* [WRITTEN EXERCISE]:
Nothing but the lines from the top of the data to the line holding "const xUnit = '［sec］';" should be printed, word for word and both ends included; leave the pictures out.

* [INFORMATION SHOWN]:
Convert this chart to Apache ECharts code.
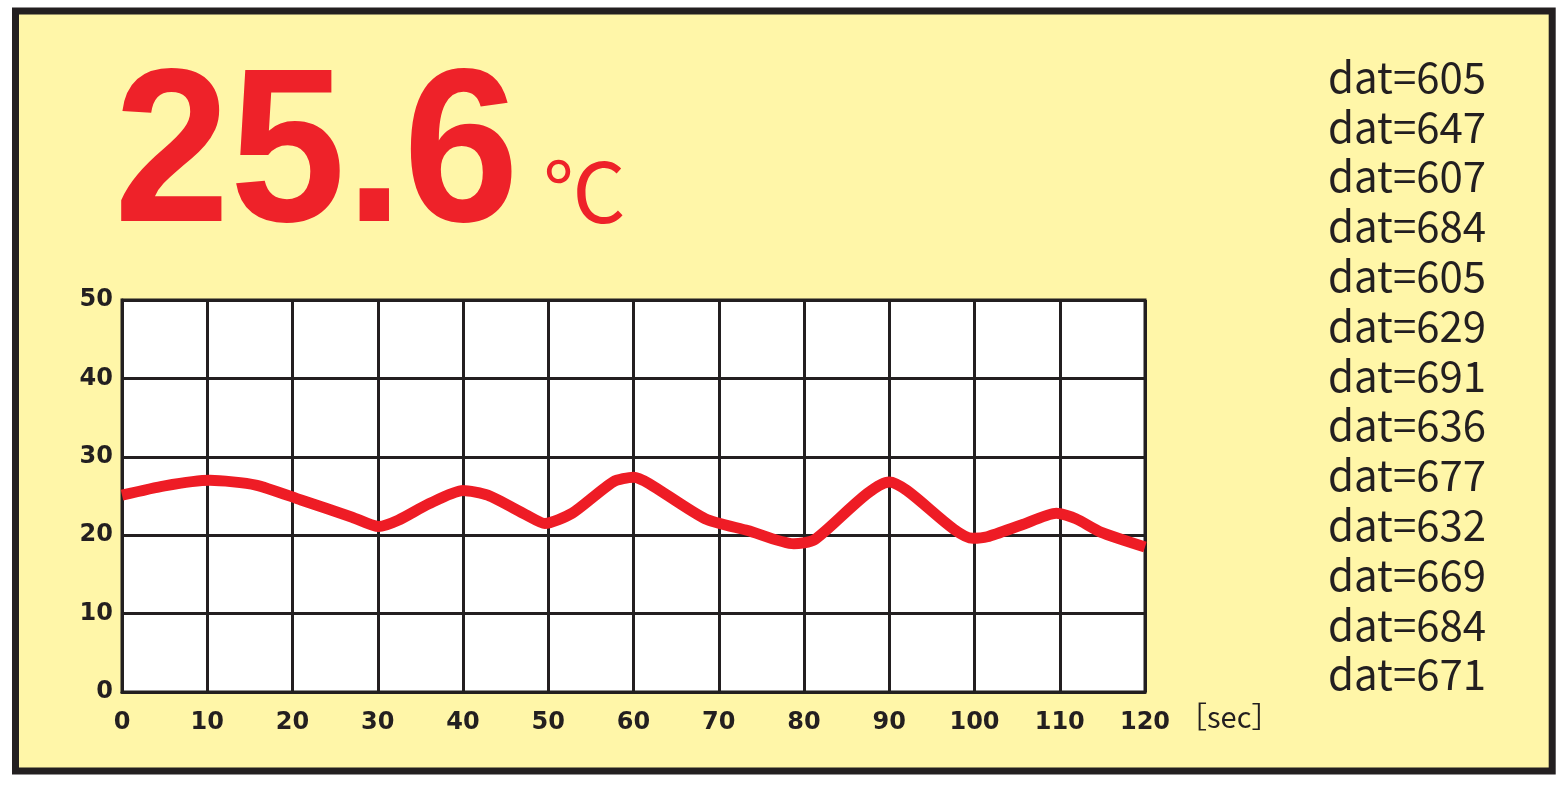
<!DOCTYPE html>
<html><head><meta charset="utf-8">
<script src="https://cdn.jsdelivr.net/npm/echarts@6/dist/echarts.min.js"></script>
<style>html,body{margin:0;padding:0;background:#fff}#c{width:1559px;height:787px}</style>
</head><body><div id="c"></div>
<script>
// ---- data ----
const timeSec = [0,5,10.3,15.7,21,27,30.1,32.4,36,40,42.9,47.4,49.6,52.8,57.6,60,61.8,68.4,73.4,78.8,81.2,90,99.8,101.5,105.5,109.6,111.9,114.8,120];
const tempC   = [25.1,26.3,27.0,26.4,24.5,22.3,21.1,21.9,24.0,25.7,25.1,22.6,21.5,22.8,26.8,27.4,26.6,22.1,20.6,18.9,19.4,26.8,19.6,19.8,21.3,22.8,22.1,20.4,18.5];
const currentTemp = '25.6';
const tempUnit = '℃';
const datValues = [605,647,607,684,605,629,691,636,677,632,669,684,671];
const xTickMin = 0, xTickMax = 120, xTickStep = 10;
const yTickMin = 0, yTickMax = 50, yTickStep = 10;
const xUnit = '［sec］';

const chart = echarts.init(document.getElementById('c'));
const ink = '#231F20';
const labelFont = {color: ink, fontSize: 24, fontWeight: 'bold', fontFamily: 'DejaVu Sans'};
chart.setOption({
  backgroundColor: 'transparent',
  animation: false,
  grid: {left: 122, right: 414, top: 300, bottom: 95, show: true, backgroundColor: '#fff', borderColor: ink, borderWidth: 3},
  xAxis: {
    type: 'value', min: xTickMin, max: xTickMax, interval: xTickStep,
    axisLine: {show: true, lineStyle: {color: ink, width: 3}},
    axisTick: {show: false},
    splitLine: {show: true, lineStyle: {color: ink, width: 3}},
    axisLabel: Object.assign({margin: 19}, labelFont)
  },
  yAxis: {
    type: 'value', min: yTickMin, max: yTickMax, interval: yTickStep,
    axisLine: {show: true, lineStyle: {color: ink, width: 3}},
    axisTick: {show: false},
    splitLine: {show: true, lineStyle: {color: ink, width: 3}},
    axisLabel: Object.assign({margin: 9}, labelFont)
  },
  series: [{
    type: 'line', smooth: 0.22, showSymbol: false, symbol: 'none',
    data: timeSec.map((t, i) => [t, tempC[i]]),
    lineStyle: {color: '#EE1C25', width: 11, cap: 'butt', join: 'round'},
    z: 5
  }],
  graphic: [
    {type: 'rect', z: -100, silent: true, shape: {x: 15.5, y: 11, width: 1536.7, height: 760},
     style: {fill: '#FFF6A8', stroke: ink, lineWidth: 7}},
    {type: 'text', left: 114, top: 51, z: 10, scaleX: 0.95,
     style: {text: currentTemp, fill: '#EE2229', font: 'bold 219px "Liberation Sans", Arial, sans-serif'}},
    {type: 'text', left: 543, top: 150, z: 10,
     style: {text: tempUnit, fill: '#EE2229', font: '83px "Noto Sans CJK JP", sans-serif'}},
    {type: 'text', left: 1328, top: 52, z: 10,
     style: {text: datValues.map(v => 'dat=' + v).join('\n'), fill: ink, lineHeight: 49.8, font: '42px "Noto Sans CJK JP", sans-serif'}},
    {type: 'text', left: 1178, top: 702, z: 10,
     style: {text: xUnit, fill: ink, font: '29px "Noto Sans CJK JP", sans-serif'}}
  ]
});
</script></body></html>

* [OUTPUT FOR THIS EXERCISE]:
Convert this chart to Apache ECharts code.
<!DOCTYPE html>
<html><head><meta charset="utf-8">
<script src="https://cdn.jsdelivr.net/npm/echarts@6/dist/echarts.min.js"></script>
<style>html,body{margin:0;padding:0;background:#fff}#c{width:1559px;height:787px}</style>
</head><body><div id="c"></div>
<script>
// ---- data ----
const timeSec = [0,5,10.3,15.7,21,27,30.1,32.4,36,40,42.9,47.4,49.6,52.8,57.6,60,61.8,68.4,73.4,78.8,81.2,90,99.8,101.5,105.5,109.6,111.9,114.8,120];
const tempC   = [25.1,26.3,27.0,26.4,24.5,22.3,21.1,21.9,24.0,25.7,25.1,22.6,21.5,22.8,26.8,27.4,26.6,22.1,20.6,18.9,19.4,26.8,19.6,19.8,21.3,22.8,22.1,20.4,18.5];
const currentTemp = '25.6';
const tempUnit = '℃';
const datValues = [605,647,607,684,605,629,691,636,677,632,669,684,671];
const xTickMin = 0, xTickMax = 120, xTickStep = 10;
const yTickMin = 0, yTickMax = 50, yTickStep = 10;
const xUnit = '［sec］';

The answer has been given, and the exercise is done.